'Father of Internet' calls on users to defend it
Sir Tim Berners-Lee, the inventor of the internet, in an interview with the Guardian published on 12th March, 2014, calls for the creation of an online Magna Carta. His reason for the need of this bill of rights is to protect and enshrine the independence of the medium he created.
Exactly 25 years after he wrote the first draft of the first proposal or what would become the internet and the medium of communication, journalism and entertainment the computer scientist told the Guardian, "We need a global constitution – a bill of rights." His comments come in the wake of Edward Snowden’s revelations about how the NSA Is practically undermining all that he conceived the internet as by their mass surveillance of the medium.
In 1989, Berners-Lee submitted a paper entitled 'Information management: a proposal'. His idea was to form a system of interlinked documents which could be stored in a variety of locations. He also conceived what would become the web browser in his proposal of a medium to view these documents. 25 years on, browsers are the gateway to the World Wide Web and the internet has grown to accommodate not just interlinked documents but every possible thing imaginable.
But it wasn’t until 1991 the first web pages began to appear. General appeal of these pages were limited, but what they set in motion would be transformed in two years. In 1993, the web browser Mosaic brought Berners-Lee’s creation mainstream.
As more and more people joined the internet, the fury of user including the invertor is understandable when it had come under attack from governments. Berners-Lee’s proposal comes as a savior to the "open, neutral" system.
In the London 2012 Olympics, Berners-Lee typed the words "this is for everyone" on a computer in the centre of the arena. Since inventing the web 25 years ago, he has been adamant on the principle of openness, inclusivity and democracy. His vision of the internet as a tool belonging to everyone was further ground into reality with the invention of Google.
Sites such as Yahoo! had created searchable directories of the web, but Google managed to make itself the gateway to the internet. The foundations of this future was laid in 1996 and the ball started rolling in 1998 when it went live. Now Google, can claim to be the gateway to the internet, with its smartphone software, cloud drives, maps and most importantly the vast trove of data that it presented to whoever wanted access. As the Guardian says, “The web became less of a library, and more of an encyclopedia; the default place to turn to for any item of knowledge.”
And now that this openness is under threat with every move on the internet, the bastion of free speech monitored and open to probing, Berners-Lee says, "Unless we have an open, neutral internet we can rely on without worrying about what's happening at the back door, we can't have open government, good democracy, good healthcare, connected communities and diversity of culture. It's not naive to think we can have that, but it is naive to think we can just sit back and get it."
One of most high profile critics of the American and British spy agencies' surveillance of citizens, the web inventor’s "web we want" campaign calls on people to generate a digital bill of rights in each country – a statement of principles he hopes will be supported by public institutions, government officials and corporations according to the Guardian.

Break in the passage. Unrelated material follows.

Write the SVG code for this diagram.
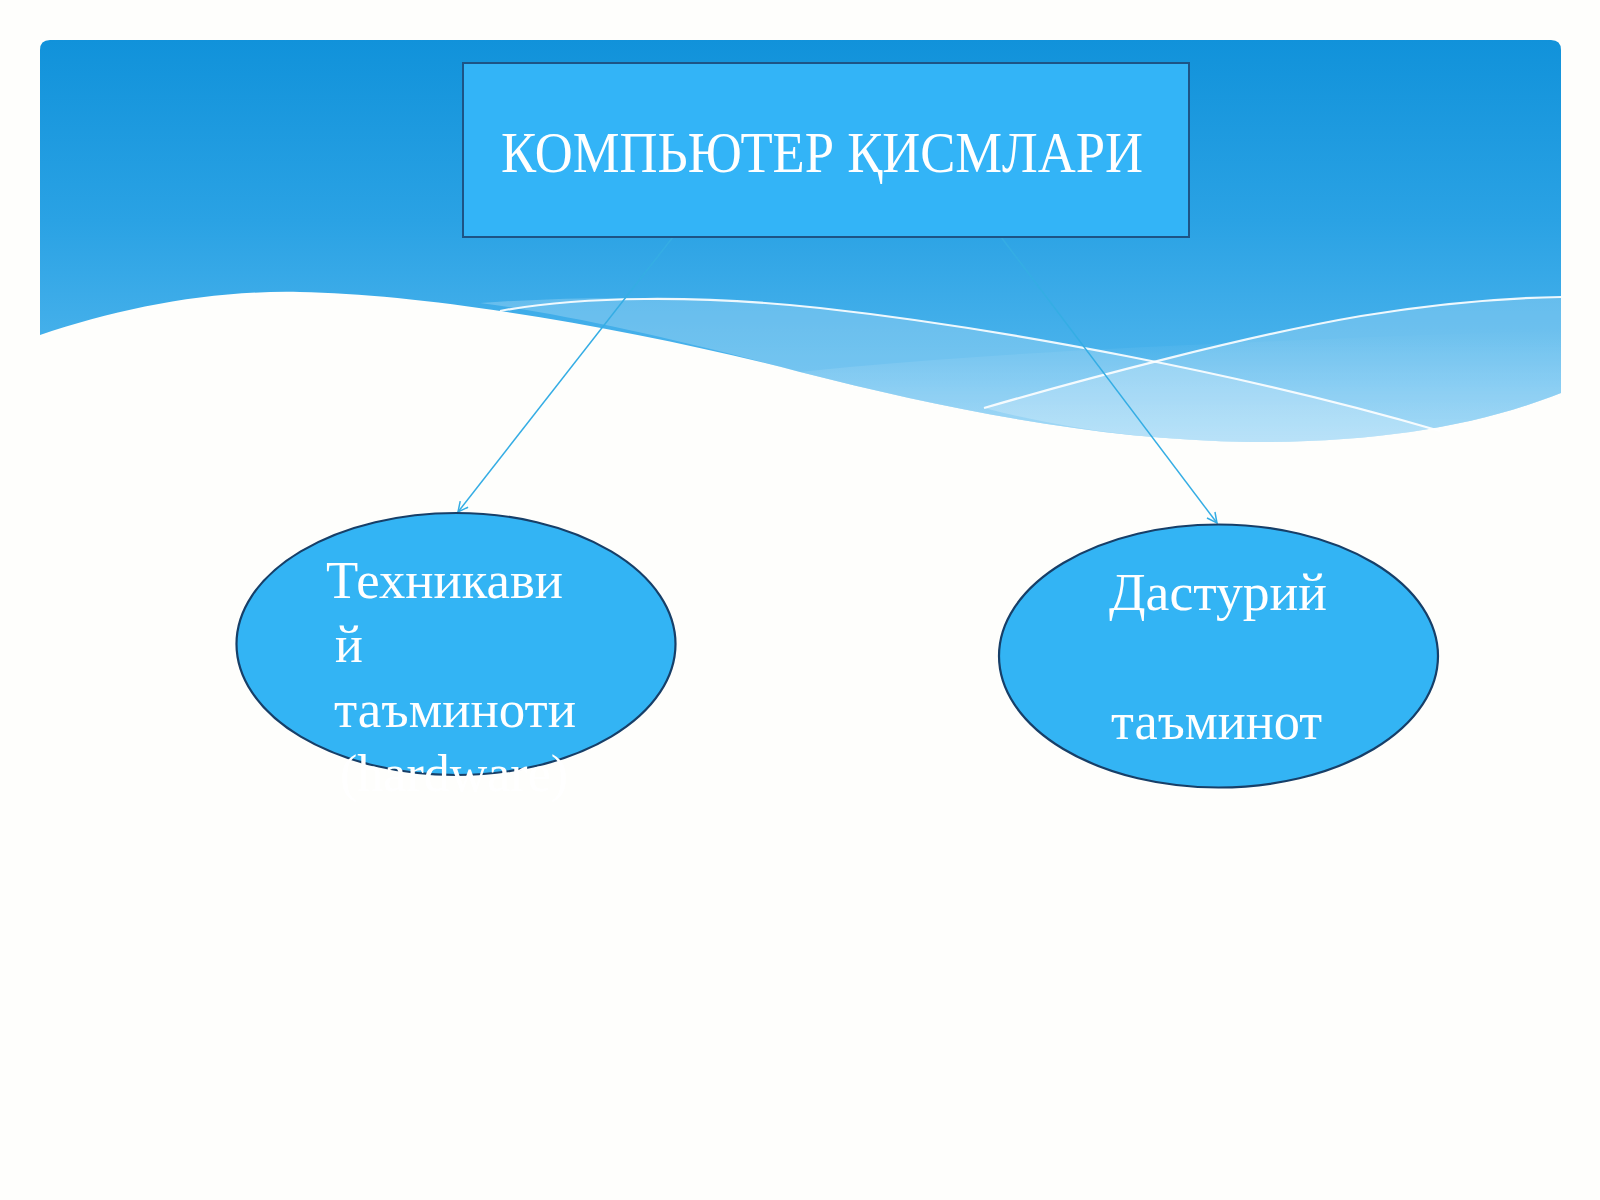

The fight between privacy and free speech and the alleged security concerns has been a long one. Since journalism moved to the web, and agencies have used it as a medium to voice concerns, raise debated and bring to light government wrong-doings, there have attempts to gag it.
“In April 2010, Wikileaks made the first release from the cache of documents it had received from Bradley Manning. "Collateral murder"showed a US army helicopter firing on civilians. Later that year, the US embassy cables made public a vast trove of diplomatic memos, destabilising governments all over the world,” the Guardian says in its interactive history of the internet.
Two years later Sopa and Pipa were proposed US legislations. Though a lot of people called internet cencorship, the Stop Online Piracy act and the Protect Intellectual Property Act proponents said would protect copyright owners. Wikipedia, the collaborative encyclopedia of the internet took it so seriously it went on strike for a day. Thankfully both the bills did not make it.
Now the very medium through which millions voiced their rights of free speech is under threat more than ever. Edward Snowden’s whistleblowing brought to light the undermining of encryption, web security, mass collection of user’s metadata and more. Berners-Lee’s vision of the internet as he saw it as a tool for openness is under attack.
His call of the Magna Carta of the internet echo the principles of privacy, free speech and responsible anonymity. "These issues have crept up on us," Berners-Lee said to the Guardian in his interview. "Our rights are being infringed more and more on every side, and the danger is that we get used to it. So I want to use the 25th anniversary for us all to do that, to take the web back into our own hands and define the web we want for the next 25 years."